Achieve total student usage of their own technology and everyday use of technology in class and not only does BYOT as a term drop from the vernacular, but schools recognise that with the children’s proficiency in using their chosen kit, it is no longer necessary, even at a very early age, to waste valuable time teaching them the workings.

The teachers are able to build on the digital normalisation and apply the functionality and immediate availability of the digital tools in all manner of higher order teaching situations, working collaboratively at the right moments to continually enhance that functionality.

That said, this natural, almost invisible, higher order educational use of evermore sophisticated technology and, vitally, the associated learning ecology, has taken the pathfinders many years of concerted whole of school community effort to achieve. Those school’s leaders have envisioned the opportunities possible, put in the concerted effort and are finally beginning to exemplify why, in time, it will be imperative for all schools to fashion an ecology where the use of the digital is normalised.

References

Helbing, D. (2014). What the digital revolution means to us. Science Business. Retrieved 12 June, 2014 from http://bulletin.sciencebusiness.net/news/76591/What-the-digital-revolution-means-for-us

Lee, M. and Levins, M. (2012). Bring Your Own Technology. Melbourne: ACER Press.

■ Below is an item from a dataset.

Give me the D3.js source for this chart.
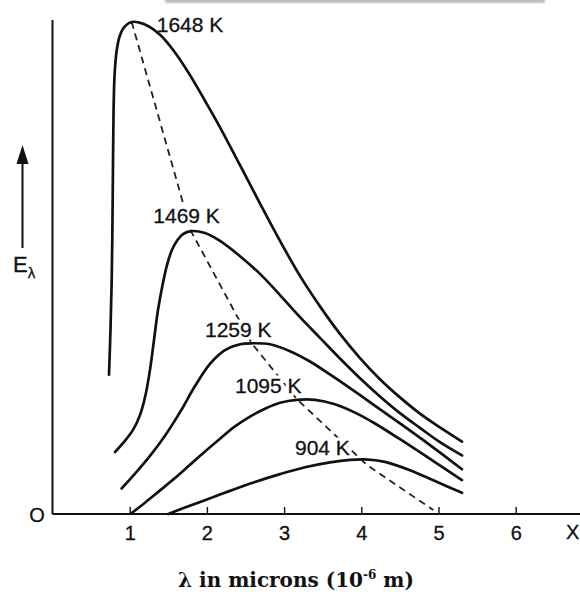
<!DOCTYPE html>
<html>
<head>
<meta charset="utf-8">
<script src="https://cdn.jsdelivr.net/npm/d3@7"></script>
<style>
  body { margin: 0; background: #fff; }
  svg { display: block; }
</style>
</head>
<body>
<div id="chart"></div>
<script>
// temperatures (labels) and the curves: [lambda (microns), E (arb. units)]
const temps = ["1648 K", "1469 K", "1259 K", "1095 K", "904 K"];

const curve1648 = [[0.732,28.3],[0.751,37.4],[0.767,47.6],[0.777,59.8],[0.784,72.0],[0.791,82.1],
  [0.804,89.2],[0.829,93.9],[0.868,97.0],[0.926,98.9],[1.026,100],[1.198,99.5],[1.393,97.4],
  [1.587,93.8],[1.781,89.2],[1.975,84.0],[2.170,78.6],[2.429,70.9],[2.688,63.1],[2.947,55.5],
  [3.206,48.4],[3.465,42.2],[3.724,36.6],[3.983,31.7],[4.242,27.4],[4.501,23.7],[4.760,20.4],
  [5.019,17.6],[5.304,14.7]];
const curve1469 = [[0.810,12.6],[0.913,14.4],[1.043,17.1],[1.133,20.1],[1.205,24.2],[1.263,29.3],
  [1.315,35.4],[1.367,41.5],[1.425,46.5],[1.483,50.6],[1.548,53.7],[1.619,55.7],[1.690,56.9],
  [1.794,57.5],[1.975,57.1],[2.170,55.5],[2.429,52.4],[2.688,48.8],[2.947,44.5],[3.206,40.0],
  [3.465,35.8],[3.724,31.6],[3.983,27.6],[4.242,23.9],[4.501,20.5],[4.760,17.5],[5.019,14.6],
  [5.304,11.9]];
const curve1259 = [[0.896,5.2],[1.069,8.2],[1.263,11.8],[1.457,15.9],[1.652,20.7],[1.846,26.0],
  [2.040,30.5],[2.234,33.3],[2.429,34.5],[2.580,34.7],[2.817,34.5],[3.076,33.1],[3.335,31.0],
  [3.637,27.9],[4.070,23.2],[4.501,18.4],[4.890,14.0],[5.304,9.1]];
const curve1095 = [[1.026,0.2],[1.198,2.3],[1.393,4.8],[1.587,7.3],[1.781,10.0],[1.975,12.7],
  [2.170,15.3],[2.364,17.8],[2.558,19.8],[2.753,21.4],[2.947,22.6],[3.167,23.2],[3.400,23.2],
  [3.659,22.3],[3.918,20.6],[4.177,18.4],[4.501,15.2],[4.890,11.2],[5.304,6.9]];
const curve904 = [[1.500,0],[1.716,1.3],[1.975,2.8],[2.299,4.7],[2.623,6.5],[2.947,8.1],[3.271,9.5],
  [3.595,10.5],[3.854,11.0],[4.048,11.1],[4.307,10.6],[4.631,8.9],[4.955,6.7],[5.304,4.3]];

// dashed line through the maxima
const peakLocus = [[1.026,100],[1.794,57.5],[2.580,34.7],[3.167,23.3],[4.070,10.0],[4.933,0.8]];

// where each temperature label starts (left edge, baseline)
const labelPos = [[1.350,98.0],[1.306,59.1],[1.975,36.0],[2.364,24.6],[3.141,12.0]];

const xTicks = [1, 2, 3, 4, 5, 6];

const curves = [curve1648, curve1469, curve1259, curve1095, curve904];

function PlanckChart(container) {
    const width = 580, height = 592;
    const sans = '"Liberation Sans", Arial, Helvetica, sans-serif';

    const svg = d3.select(container)
        .append('svg')
        .attr('width', width)
        .attr('height', height);

    const xScale = d3.scaleLinear()
        .domain([0, 7])
        .range([52.5, 52.5 + 77.2 * 7]);

    const yScale = d3.scaleLinear()
        .domain([0, 100])
        .range([514, 22]);

    // scan smudge along the top edge
    const defs = svg.append('defs');
    defs.append('filter').attr('id', 'blur')
        .append('feGaussianBlur').attr('stdDeviation', 1.3);
    svg.append('rect')
        .attr('x', 165).attr('y', -3)
        .attr('width', 380).attr('height', 6)
        .attr('fill', '#bdbdbd')
        .attr('filter', 'url(#blur)');

    // axes
    svg.append('line')
        .attr('x1', xScale(0)).attr('x2', xScale(0))
        .attr('y1', yScale(0)).attr('y2', 20)
        .attr('stroke', '#111').attr('stroke-width', 2);

    svg.append('line')
        .attr('x1', xScale(0)).attr('x2', width)
        .attr('y1', yScale(0)).attr('y2', yScale(0))
        .attr('stroke', '#111').attr('stroke-width', 2);

    const xAxis = d3.axisBottom(xScale)
        .tickValues(xTicks)
        .tickSize(-7)
        .tickPadding(12)
        .tickFormat(d3.format('d'));

    svg.append('g')
        .attr('class', 'x-axis')
        .attr('transform', `translate(0,${yScale(0)})`)
        .call(xAxis)
        .call(g => g.select('.domain').remove())
        .call(g => g.selectAll('line').attr('stroke', '#111').attr('stroke-width', 1.4))
        .call(g => g.selectAll('text')
            .attr('fill', '#111')
            .attr('stroke', '#111').attr('stroke-width', 0.3)
            .style('font-family', sans)
            .style('font-size', '20px'));

    svg.append('text')
        .attr('x', 37).attr('y', yScale(0) + 8)
        .attr('text-anchor', 'middle')
        .style('font-family', sans).style('font-size', '20px')
        .attr('fill', '#111').attr('stroke', '#111').attr('stroke-width', 0.3)
        .text('O');

    svg.append('text')
        .attr('x', 566).attr('y', 539)
        .style('font-family', sans).style('font-size', '20px')
        .attr('fill', '#111').attr('stroke', '#111').attr('stroke-width', 0.3)
        .text('X');

    // y arrow + E_lambda
    svg.append('line')
        .attr('x1', 22.5).attr('x2', 22.5)
        .attr('y1', 248).attr('y2', 160)
        .attr('stroke', '#111').attr('stroke-width', 2);
    svg.append('path')
        .attr('d', 'M22.5,145 L16.5,164 L28.5,164 Z')
        .attr('fill', '#111');

    const eLabel = svg.append('text')
        .attr('x', 13).attr('y', 272)
        .style('font-family', sans).style('font-size', '22px')
        .attr('fill', '#111').attr('stroke', '#111').attr('stroke-width', 0.3);
    eLabel.append('tspan').text('E');
    eLabel.append('tspan').attr('dy', 6).style('font-size', '15px').text('λ');

    // dashed locus of maxima
    const line = d3.line()
        .x(d => xScale(d[0]))
        .y(d => yScale(d[1]));

    svg.append('path')
        .datum(peakLocus)
        .attr('d', line)
        .attr('fill', 'none')
        .attr('stroke', '#222')
        .attr('stroke-width', 1.8)
        .attr('stroke-dasharray', '7,5');

    // white halos so the dashes stop at the labels
    svg.append('g').selectAll('text')
        .data(temps)
        .join('text')
        .attr('x', (d, i) => xScale(labelPos[i][0]))
        .attr('y', (d, i) => yScale(labelPos[i][1]))
        .style('font-family', sans).style('font-size', '21px')
        .attr('fill', '#fff')
        .attr('stroke', '#fff')
        .attr('stroke-width', 7)
        .attr('stroke-linejoin', 'round')
        .text(d => d);

    const curveLine = d3.line()
        .x(d => xScale(d[0]))
        .y(d => yScale(d[1]))
        .curve(d3.curveCatmullRom.alpha(0.5));

    svg.append('g').selectAll('path')
        .data(curves)
        .join('path')
        .attr('d', curveLine)
        .attr('fill', 'none')
        .attr('stroke', '#111')
        .attr('stroke-width', 2.7)
        .attr('stroke-linecap', 'round');

    svg.append('g').selectAll('text')
        .data(temps)
        .join('text')
        .attr('x', (d, i) => xScale(labelPos[i][0]))
        .attr('y', (d, i) => yScale(labelPos[i][1]))
        .style('font-family', sans).style('font-size', '21px')
        .attr('fill', '#111')
        .attr('stroke', '#111').attr('stroke-width', 0.3)
        .text(d => d);

    // caption
    const cap = svg.append('text')
        .attr('x', 296).attr('y', 587)
        .attr('text-anchor', 'middle')
        .style('font-family', '"DejaVu Serif", "Liberation Serif", serif')
        .style('font-weight', 'bold')
        .style('font-size', '20px')
        .attr('fill', '#111');
    cap.append('tspan').text('λ in microns (10');
    cap.append('tspan').attr('dy', -8).style('font-size', '12px').text('-6');
    cap.append('tspan').attr('dy', 8).text(' m)');
}

PlanckChart('#chart');
</script>
</body>
</html>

Lee, M. (2013). Schools Take Charge of Evolution and Technology. Educational Technology Solutions. No. 56

Lee, M. (2014). Digital Technology and Student Learning. Educational Technology Solutions. Retrieved July 15, 2014 from http://educationtechnologysolutions.com.au/2014/07/15/digital-technology-and-student-learning-the-impact-of-the-ecology/

Lee, M and Broadie, R. (2014). A Taxonomy of School Evolutionary Stages. Australia: Broulee. Retrieved from http://www.schoolevolutionarystages.net

Project Tomorrow (2011). The New Three E’s of Education: Enabled, Engaged and Empowered. Speak Up 2010 National Findings Project Tomorrow 2011. Retrieved from http://www.tomorrow.org/speakup/pdfs/SU10_3EofEducation_Educators.pdf

Does your school have a BYOT program?

Has there been any evidence to suggest that the program has increased student engagement levels?

What is the next step that your school needs to take in order to get to a stage of digital normalisation?